Ultimately, Eichmann’s dying wish was that his “Arab friends” could complete the total annihilation of the Jewish people that he had started.
The intimate connection between Islam and the horrors of Nazism is widely known to historians, but apparently not to the public at large. The Nazis collaborated closely with Hajj Amin al-Husseini, the Mufti of Jerusalem prior to World War II. In 1943 they produced anillustrated biographical booklet which declared al-Husseini to be Muhammad’s direct descendant, an Arab national hero, and the “incarnation of all ideals and hopes of the Arab nation.”
Husseini played a major role in the horrific events of the Holocaust.
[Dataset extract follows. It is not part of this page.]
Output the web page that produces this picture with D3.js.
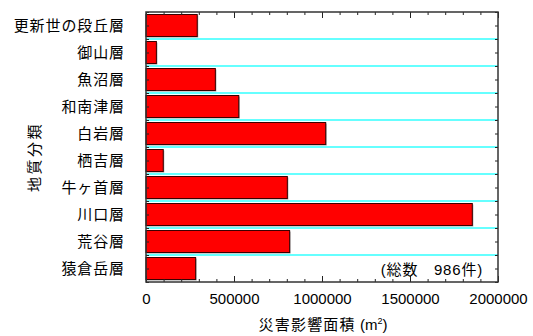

He provided active support for the Germans by recruiting (under the supervision of Heinrich Himmler) Bosnian Muslims for dedicated Muslim-only Nazi SS units, which brutally suppressed local resistance movements in Yugoslavia. During a 1944 radio broadcast to the Arab world, he also directly ordered local Muslims: “Kill the Jews wherever you find them. This pleases God, history and religion.”
In a 1954 essay, the Mufti himself confirmed the inspiration the Nazis derived from Islamic jihad, noting that during a speech in 1938, “Hitler Noted the Jihad of the Palestinian Arabs as a Worthy Example” for the German-speaking residents of the Sudetenland, urging them to undertake an armed rebellion against Czechoslovakia.
Nearly seventy years later, the majority of analysts appear to be ignorant of these facts. While it is commonplace to hear people (falsely) attributing Christian motivations to Hitler’s actions, and blaming Christianity for the horrors of the death camps, we almost never hear about the role of Islam and Muslims in the Holocaust, or about Hitler’s admiration for the Islamic faith.
Not only was there an ideological affinity between Nazism and Islamic ideals, but Muslims themselves played a major role in the Holocaust. This convergence of classical Islamic jihad and antisemitism with Nazi ideals has gone in both directions – for example, Mein Kampf is still a bestseller in some Muslim countries, while numerous modern neo-Nazi groups consider Islamic jihadists to be their natural allies. Many Nazis also converted to Islam and continued their hate campaigns against Jews after the war, with help from their fellow Muslims.
With very rare exceptions, almost all Muslims in the Arab world were either indifferent to or actively supportive of the Nazi regime during the Holocaust, and there was no large-scale effort on the part of any Muslim group or individual to save beleaguered Jews in Arab lands, comparable to those of, say, Raoul Wallenberg.
I have not written all of this in order to imply that Hitler was a Muslim. But it remains true that Hitler – despite his racist loathing of Arabs – appears to have believed that Islam was ideologically consistent with his own worldview, and drew inspiration from its perceived successes. Muslims also seem to have been, and continue to be, far more admiring and sympathetic towards Nazism than most Christians have ever been.
It is not “far-right” or “hateful” to notice any of these facts. Rather, it is a key step in understanding the nature of the threat we face, and how we can defeat it.